Sounds more like science fiction than real research? It's not, but when researchers boldly go where no one has gone before, problems may arise that require two (or more) heads. Vulcan mind-melds may work in Star Trek, but how can great minds get together in real life?

To encourage spontaneous interaction, LAM's designers borrowed a mantra from real estate agents: Location, location, location.

"One of the most important things about cutting-edge scientific research is working at the boundaries of different disciplines, and if you work at the boundaries, you have to interact with those other disciplines," said chemical engineering Professor Curtis Frank. "The new lab will bring people together."

At Ground Zero for the Silicon Valley, the Theodore H. Geballe Laboratory for Advanced Materials sits among buildings named for technology giants such as Bill Gates and David Packard. It is located in the renovated McCullough Building and the newly built McCullough Annex, which will be renamed the Moore Building in October for Intel cofounder Gordon Moore of "Moore's Law" fame. (Moore's Law states that the number of transistors that can be packed onto a microprocessor doubles every 18 to 24 months.)

For many researchers, the lab is a manifestation of a dream. And they could not be happier with naming it after the man whose vision and life inspired it. "I know from my own experience and from what many of you tell me that there are certain things we do deeply appreciate about [the new lab] -- how light it is, how bright, how much energy there is, how youthful the atmosphere is, how optimistic it is," Beasley said. "That's Ted, even at 80 years old."
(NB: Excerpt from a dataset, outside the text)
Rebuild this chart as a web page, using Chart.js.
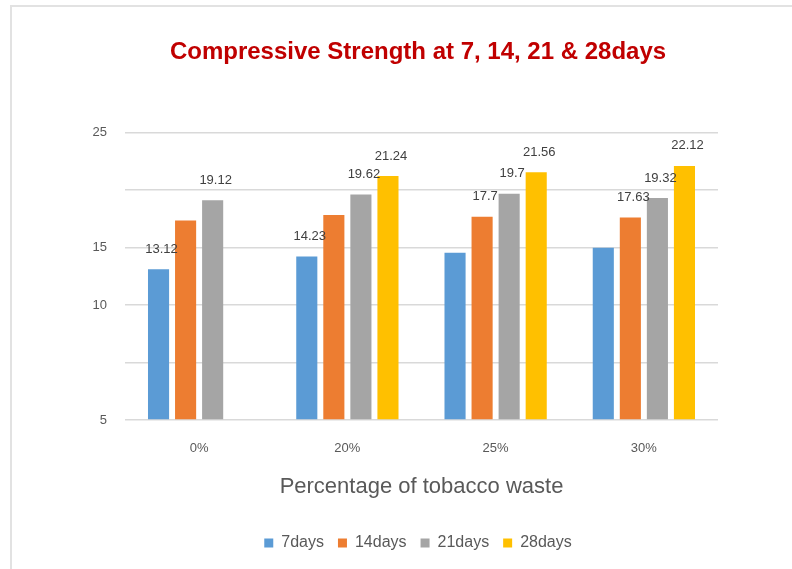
<!DOCTYPE html>
<html>
<head>
<meta charset="utf-8">
<script src="https://cdn.jsdelivr.net/npm/chart.js@4/dist/chart.umd.min.js"></script>
<style>
  html, body { margin: 0; padding: 0; background: #fff; }
  #wrap { position: relative; width: 792px; height: 569px; overflow: hidden; }
  #frame { position: absolute; left: 10px; top: 5px; width: 900px; height: 700px;
           border-left: 2px solid #e2e2e2; border-top: 2px solid #e2e2e2; }
  canvas { position: absolute; left: 0; top: 0; }
</style>
</head>
<body>
<div id="wrap">
  <div id="frame"></div>
  <canvas id="chart" width="792" height="569"></canvas>
</div>
<script>
// Compressive strength (MPa) by tobacco-waste replacement and curing age
const categories = ['0%', '20%', '25%', '30%'];
const seriesNames = ['7days', '14days', '21days', '28days'];
const days7  = [13.12, 14.23, 14.55, 15.0];
const days14 = [17.37, 17.85, 17.7, 17.63];
const days21 = [19.12, 19.62, 19.7, 19.32];
const days28 = [null, 21.24, 21.56, 22.12];
// value labels printed above bars ('' = no label shown)
const labels7  = ['13.12', '14.23', '', ''];
const labels14 = ['', '', '17.7', '17.63'];
const labels21 = ['19.12', '19.62', '19.7', '19.32'];
const labels28 = ['', '21.24', '21.56', '22.12'];
// y-axis tick captions at 0, 5, 10, 15, 20, 25
const yTickLabels = ['5', '', '10', '15', '', '25'];

const colors = ['#5B9BD5', '#ED7D31', '#A5A5A5', '#FFC000'];
const seriesValues = [days7, days14, days21, days28];
const seriesLabels = [labels7, labels14, labels21, labels28];

const FONT = "'Liberation Sans', Arial, sans-serif";
const TEXT = '#595959';

const valueLabels = {
  id: 'valueLabels',
  afterDatasetsDraw(chart) {
    const ctx = chart.ctx;
    ctx.save();
    ctx.font = '13px ' + FONT;
    ctx.fillStyle = '#404040';
    ctx.textAlign = 'center';
    ctx.textBaseline = 'middle';
    chart.data.datasets.forEach((ds, di) => {
      const meta = chart.getDatasetMeta(di);
      meta.data.forEach((bar, i) => {
        const txt = seriesLabels[di][i];
        if (!txt || ds.data[i] == null) return;
        ctx.fillText(txt, bar.x + 3, bar.y - 20);
      });
    });
    ctx.restore();
  }
};

new Chart(document.getElementById('chart'), {
  type: 'bar',
  data: {
    labels: categories,
    datasets: seriesNames.map((name, k) => ({
      label: name,
      data: seriesValues[k],
      backgroundColor: colors[k],
      borderWidth: 0,
      barPercentage: 0.78,
      categoryPercentage: 0.73
    }))
  },
  options: {
    responsive: false,
    animation: false,
    layout: { padding: { left: 44, right: 0, top: 0, bottom: 8 } },
    plugins: {
      title: {
        display: true,
        text: 'Compressive Strength at 7, 14, 21 & 28days',
        color: '#C00000',
        font: { family: FONT, size: 24, weight: 'bold' },
        padding: { top: 38, bottom: 66 }
      },
      legend: {
        position: 'bottom',
        labels: {
          color: TEXT,
          font: { family: FONT, size: 16 },
          boxWidth: 9, boxHeight: 9,
          padding: 14
        }
      },
      tooltip: { enabled: false }
    },
    scales: {
      x: {
        grid: { display: false, drawTicks: false },
        border: { display: false },
        ticks: { color: TEXT, font: { family: FONT, size: 13 }, padding: 21 },
        title: {
          display: true,
          text: 'Percentage of tobacco waste',
          color: TEXT,
          font: { family: FONT, size: 22 },
          padding: { top: -4, bottom: 21 }
        }
      },
      y: {
        min: 0, max: 25,
        afterFit(scale) { scale.width = 81; },
        grid: { color: '#d9d9d9', lineWidth: 1.5, drawTicks: false },
        border: { display: false },
        ticks: {
          stepSize: 5,
          color: TEXT,
          font: { family: FONT, size: 13 },
          padding: 18,
          callback: (v, i) => yTickLabels[i]
        }
      },
      // empty right-hand margin axis
      yRight: {
        position: 'right',
        afterFit(scale) { scale.width = 74; },
        grid: { display: false, drawTicks: false },
        border: { display: false },
        ticks: { display: false }
      }
    }
  },
  plugins: [valueLabels]
});
</script>
</body>
</html>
Ted and Sissy Geballe with the lab's unofficial sign, created by Professor Aharon Kapitulnik. In Kabbalah (ancient Jewish mysticism), each letter in a word can be assigned a numeric value. Kapitulnik wrote 'Theodore Geballe' in Hebrew and added up the value. Then he wrote 'materials research' and did the same. The values added up to exactly the same number. This equivalence, Kapitulnik said, meant materials research was Geballe's destiny.